It works like a hashtable where the keys are distributed onto nodes based on their hash values. Each node takes a subset of the keyspace, and this subset can be dynamically reconfigured (so you can add nodes later and not have to move everything). You can also replicate each key onto several different nodes for fault-tolerance.
It doesn't attempt to address transactions; instead, when people make branching updates, it keeps all the branches. (Think how Git works -- it deals with fast-forward automatically.) You have to merge them yourself -- when you do a get and there are multiple branches, you get all the heads.
It's based on Erlang and has a pluggable backend storage system, so you don't have to deal with ETS if you don't want to. (Hooray)
It has a builtin mapreduce framework. The docs suggest that it does as much of the work as possible for a given set of keys on the node which contains those keys, minimizing transfer costs. That's a very nice property.

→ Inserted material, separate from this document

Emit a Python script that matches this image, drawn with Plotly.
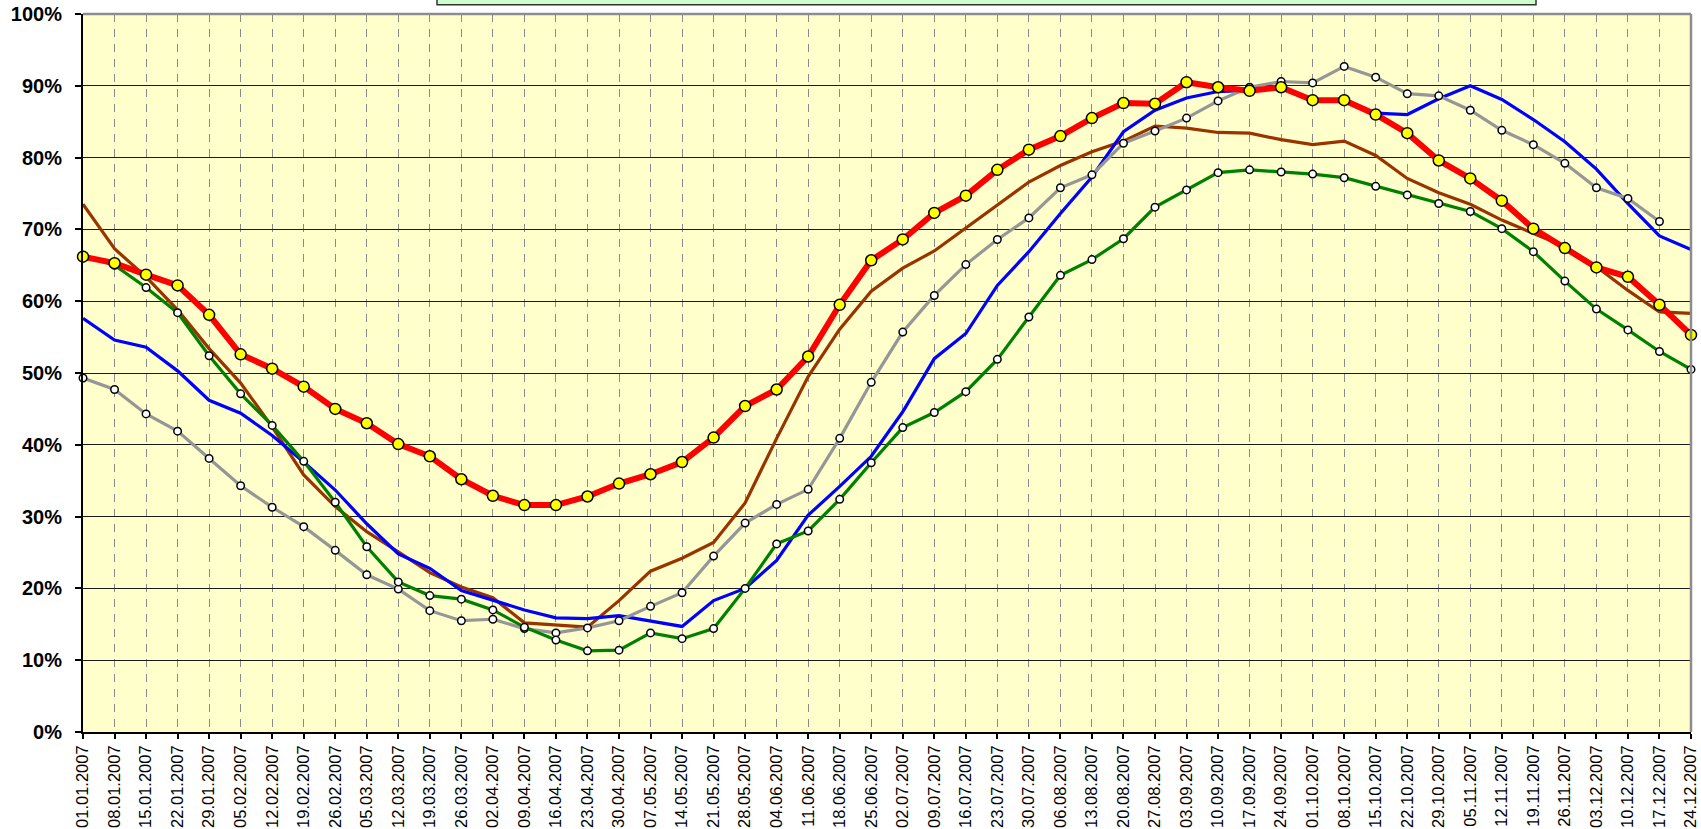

I'm sort of excited about this project. I still want a non-relational distributed database that can do fast range queries over arbitrary properties -- I hate to be iterating over millions of items when I just want the latest 10. Give me the tools to define those indices over my data, and I'll be a happy man. (CouchDB comes the closest for me so far...)
MongoDB does exactly that. But it's not nearly as good on the decentralization front as Riak.
A crossbreed between Riak and Mongo - that would be perfect feature-set.
There are a few features of riak that appear somewhat related to similar features of neo4j (the concept of ancestor/child/sibling links which is only lightly explained in the available docs and does not seem to be really thought out well given the documentation that is available at the moment) but if you want real graph operations you would not use something like riak...
"I'm sort of excited about this project. I still want a non-relational distributed database that can do fast range queries over arbitrary properties"
I thought neo4j's ranged queries and lucene indexer might be of interest, or at least discussion. It's certainly ideal for those requirements.
The comparisons in those posts are probably outdated soon with so many new nosql data stores.